[Stated task] The exercise asks you to copy every line below in which "this" appears.

[Dataset records]
start
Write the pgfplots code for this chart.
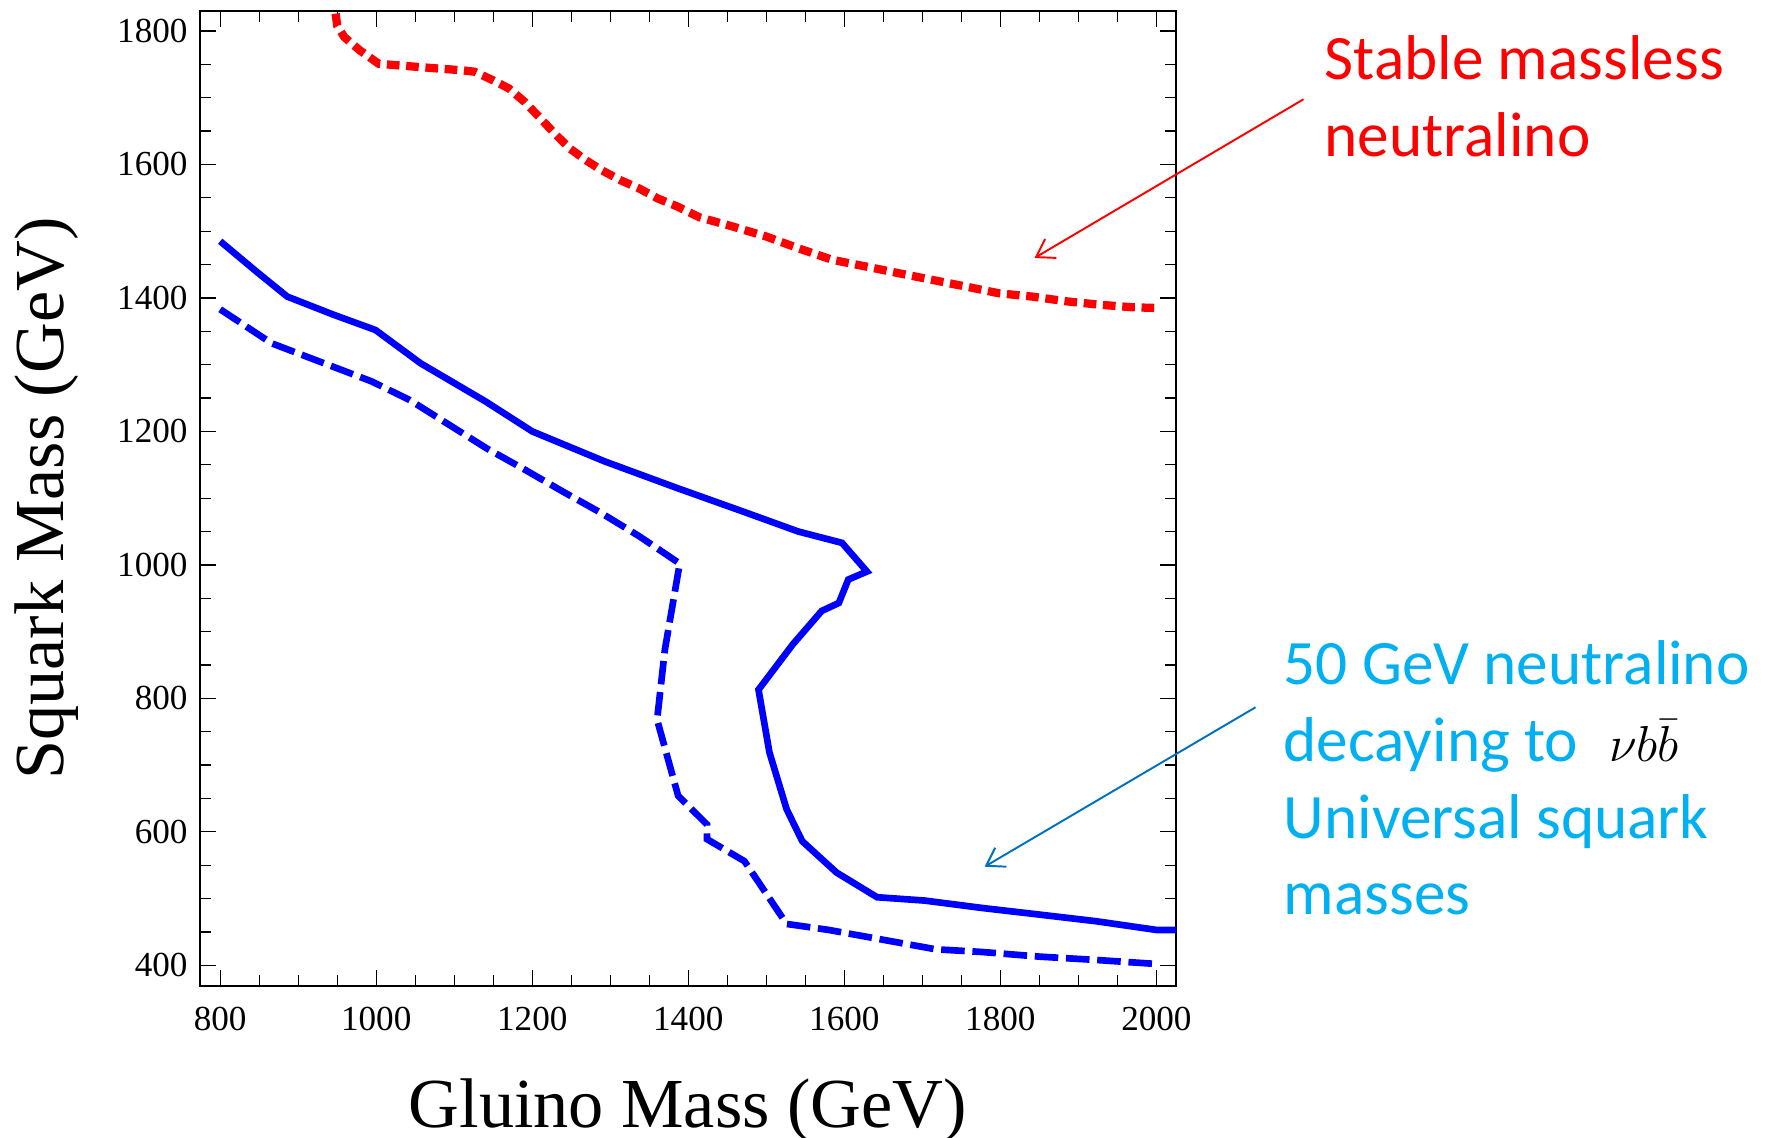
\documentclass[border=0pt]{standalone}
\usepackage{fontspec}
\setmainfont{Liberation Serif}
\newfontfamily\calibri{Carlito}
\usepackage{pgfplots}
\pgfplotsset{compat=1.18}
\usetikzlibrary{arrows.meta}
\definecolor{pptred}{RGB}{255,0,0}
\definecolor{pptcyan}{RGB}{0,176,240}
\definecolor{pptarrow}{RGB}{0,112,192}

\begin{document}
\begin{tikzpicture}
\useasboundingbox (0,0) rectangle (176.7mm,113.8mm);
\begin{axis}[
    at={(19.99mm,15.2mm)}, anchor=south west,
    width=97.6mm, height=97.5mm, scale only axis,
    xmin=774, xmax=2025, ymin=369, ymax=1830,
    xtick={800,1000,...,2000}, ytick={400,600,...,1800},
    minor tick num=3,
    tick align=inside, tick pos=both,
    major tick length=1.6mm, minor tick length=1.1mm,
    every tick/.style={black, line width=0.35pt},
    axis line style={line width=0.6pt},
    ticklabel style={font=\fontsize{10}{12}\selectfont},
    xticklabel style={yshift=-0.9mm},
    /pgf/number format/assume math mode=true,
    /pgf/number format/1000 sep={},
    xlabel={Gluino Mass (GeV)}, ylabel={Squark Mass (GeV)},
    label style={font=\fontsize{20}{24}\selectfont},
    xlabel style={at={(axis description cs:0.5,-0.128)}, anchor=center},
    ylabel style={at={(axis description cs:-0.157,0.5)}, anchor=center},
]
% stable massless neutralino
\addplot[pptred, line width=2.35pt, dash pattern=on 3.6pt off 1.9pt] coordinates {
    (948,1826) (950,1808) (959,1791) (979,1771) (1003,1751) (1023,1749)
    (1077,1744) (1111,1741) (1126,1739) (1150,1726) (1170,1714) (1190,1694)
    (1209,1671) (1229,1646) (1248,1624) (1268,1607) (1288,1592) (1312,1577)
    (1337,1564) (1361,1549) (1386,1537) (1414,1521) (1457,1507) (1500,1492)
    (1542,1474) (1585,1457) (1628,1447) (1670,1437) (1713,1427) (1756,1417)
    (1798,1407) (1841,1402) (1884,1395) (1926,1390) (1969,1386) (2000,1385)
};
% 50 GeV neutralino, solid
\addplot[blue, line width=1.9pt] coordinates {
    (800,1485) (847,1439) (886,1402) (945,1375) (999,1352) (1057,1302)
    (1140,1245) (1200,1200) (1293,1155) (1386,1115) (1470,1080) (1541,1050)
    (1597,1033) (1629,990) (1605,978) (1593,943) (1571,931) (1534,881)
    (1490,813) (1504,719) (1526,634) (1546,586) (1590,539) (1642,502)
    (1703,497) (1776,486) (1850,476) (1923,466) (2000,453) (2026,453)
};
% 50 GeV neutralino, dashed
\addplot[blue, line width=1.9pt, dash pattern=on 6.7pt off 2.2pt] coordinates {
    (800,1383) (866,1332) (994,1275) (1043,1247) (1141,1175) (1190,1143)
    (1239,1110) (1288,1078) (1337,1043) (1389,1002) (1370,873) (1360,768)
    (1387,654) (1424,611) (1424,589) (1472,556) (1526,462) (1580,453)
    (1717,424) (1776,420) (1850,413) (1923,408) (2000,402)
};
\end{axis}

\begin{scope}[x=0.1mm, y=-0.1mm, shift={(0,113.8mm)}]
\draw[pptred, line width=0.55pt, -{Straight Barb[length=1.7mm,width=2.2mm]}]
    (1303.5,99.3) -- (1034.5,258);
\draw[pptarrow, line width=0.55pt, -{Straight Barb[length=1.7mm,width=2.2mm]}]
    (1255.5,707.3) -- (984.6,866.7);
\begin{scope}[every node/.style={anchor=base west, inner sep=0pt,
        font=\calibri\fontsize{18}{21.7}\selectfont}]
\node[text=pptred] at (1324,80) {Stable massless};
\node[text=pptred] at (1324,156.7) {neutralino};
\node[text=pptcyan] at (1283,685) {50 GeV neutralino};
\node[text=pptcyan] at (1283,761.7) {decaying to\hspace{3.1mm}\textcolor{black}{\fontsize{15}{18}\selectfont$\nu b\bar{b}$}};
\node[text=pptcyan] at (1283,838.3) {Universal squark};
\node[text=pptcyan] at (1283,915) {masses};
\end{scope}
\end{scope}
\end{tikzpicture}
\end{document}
end
start
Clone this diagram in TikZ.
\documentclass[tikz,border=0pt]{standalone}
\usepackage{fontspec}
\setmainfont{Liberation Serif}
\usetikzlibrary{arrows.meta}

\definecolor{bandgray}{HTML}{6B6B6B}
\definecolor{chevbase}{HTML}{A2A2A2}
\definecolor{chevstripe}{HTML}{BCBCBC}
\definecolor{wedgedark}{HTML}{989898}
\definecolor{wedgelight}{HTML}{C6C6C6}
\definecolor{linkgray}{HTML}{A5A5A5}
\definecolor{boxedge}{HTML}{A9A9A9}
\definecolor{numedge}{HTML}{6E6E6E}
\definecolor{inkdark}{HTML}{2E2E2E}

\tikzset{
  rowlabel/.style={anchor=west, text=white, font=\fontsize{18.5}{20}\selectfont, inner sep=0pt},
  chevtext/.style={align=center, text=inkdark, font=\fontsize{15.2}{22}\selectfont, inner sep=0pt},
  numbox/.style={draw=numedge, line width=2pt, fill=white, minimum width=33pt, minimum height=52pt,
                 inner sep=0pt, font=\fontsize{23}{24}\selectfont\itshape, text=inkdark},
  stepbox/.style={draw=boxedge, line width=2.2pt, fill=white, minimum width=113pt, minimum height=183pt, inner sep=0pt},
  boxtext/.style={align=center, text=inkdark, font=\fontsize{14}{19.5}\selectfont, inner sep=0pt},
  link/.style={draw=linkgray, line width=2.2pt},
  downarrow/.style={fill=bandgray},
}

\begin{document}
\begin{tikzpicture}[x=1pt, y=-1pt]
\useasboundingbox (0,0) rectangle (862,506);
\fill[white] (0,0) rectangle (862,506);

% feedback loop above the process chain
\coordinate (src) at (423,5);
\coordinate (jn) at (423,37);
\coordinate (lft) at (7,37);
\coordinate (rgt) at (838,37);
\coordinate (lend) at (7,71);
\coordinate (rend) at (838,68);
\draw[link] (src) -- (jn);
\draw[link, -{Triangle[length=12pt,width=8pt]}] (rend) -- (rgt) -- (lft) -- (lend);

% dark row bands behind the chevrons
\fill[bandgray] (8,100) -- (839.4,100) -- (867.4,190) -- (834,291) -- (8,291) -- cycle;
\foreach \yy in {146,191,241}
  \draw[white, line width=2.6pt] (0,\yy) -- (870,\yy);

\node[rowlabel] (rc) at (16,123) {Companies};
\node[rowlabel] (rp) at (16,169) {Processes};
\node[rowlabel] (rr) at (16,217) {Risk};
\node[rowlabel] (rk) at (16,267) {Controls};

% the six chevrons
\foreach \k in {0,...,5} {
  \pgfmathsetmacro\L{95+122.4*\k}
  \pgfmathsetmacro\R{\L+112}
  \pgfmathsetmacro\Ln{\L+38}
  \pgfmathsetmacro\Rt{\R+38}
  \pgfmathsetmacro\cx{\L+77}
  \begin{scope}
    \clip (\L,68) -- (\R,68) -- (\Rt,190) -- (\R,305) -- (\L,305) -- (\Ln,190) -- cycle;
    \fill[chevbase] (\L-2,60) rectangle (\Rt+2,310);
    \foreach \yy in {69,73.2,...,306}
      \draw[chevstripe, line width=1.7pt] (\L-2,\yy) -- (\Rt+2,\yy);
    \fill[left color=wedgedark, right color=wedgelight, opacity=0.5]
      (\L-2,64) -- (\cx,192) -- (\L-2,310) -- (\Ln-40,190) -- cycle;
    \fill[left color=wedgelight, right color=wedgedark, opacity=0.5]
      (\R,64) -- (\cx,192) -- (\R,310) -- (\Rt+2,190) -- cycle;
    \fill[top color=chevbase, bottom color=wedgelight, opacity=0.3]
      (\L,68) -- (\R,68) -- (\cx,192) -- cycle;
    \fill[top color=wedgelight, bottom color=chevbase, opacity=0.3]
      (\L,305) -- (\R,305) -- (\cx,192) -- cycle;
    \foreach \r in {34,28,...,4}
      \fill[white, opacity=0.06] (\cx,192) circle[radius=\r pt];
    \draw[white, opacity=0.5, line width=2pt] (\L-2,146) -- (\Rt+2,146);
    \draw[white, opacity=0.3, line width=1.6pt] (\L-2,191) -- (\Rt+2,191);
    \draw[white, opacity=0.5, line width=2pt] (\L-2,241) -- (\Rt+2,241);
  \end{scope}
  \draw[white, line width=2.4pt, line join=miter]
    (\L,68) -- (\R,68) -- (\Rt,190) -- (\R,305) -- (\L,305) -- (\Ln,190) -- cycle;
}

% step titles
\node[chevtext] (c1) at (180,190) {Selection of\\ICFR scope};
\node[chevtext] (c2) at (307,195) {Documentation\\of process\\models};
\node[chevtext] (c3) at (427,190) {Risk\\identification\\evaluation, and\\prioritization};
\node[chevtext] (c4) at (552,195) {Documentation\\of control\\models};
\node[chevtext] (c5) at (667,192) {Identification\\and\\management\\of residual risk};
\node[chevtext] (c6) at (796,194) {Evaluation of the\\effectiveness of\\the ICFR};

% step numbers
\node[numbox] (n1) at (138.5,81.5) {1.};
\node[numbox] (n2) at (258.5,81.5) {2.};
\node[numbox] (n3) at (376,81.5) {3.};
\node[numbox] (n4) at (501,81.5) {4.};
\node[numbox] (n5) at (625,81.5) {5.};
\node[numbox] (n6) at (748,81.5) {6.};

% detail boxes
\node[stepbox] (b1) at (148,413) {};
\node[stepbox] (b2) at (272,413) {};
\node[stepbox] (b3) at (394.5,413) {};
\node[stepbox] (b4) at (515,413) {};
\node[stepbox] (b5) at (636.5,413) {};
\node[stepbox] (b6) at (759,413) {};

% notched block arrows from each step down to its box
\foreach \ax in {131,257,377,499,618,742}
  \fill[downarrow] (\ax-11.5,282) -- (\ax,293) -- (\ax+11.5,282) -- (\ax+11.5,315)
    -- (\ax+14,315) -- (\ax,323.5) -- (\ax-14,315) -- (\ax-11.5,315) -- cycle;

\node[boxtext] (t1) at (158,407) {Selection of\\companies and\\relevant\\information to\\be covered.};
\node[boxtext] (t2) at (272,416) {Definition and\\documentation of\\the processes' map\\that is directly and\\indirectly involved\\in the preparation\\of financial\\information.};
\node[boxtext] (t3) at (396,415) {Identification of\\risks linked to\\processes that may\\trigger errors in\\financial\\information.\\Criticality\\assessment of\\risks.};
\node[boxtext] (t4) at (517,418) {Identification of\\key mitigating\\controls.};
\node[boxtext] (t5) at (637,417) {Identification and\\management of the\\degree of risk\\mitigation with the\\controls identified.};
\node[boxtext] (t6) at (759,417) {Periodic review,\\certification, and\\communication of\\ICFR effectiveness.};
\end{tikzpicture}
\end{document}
end
[Correct answer]
Write the pgfplots code for this chart.
Clone this diagram in TikZ.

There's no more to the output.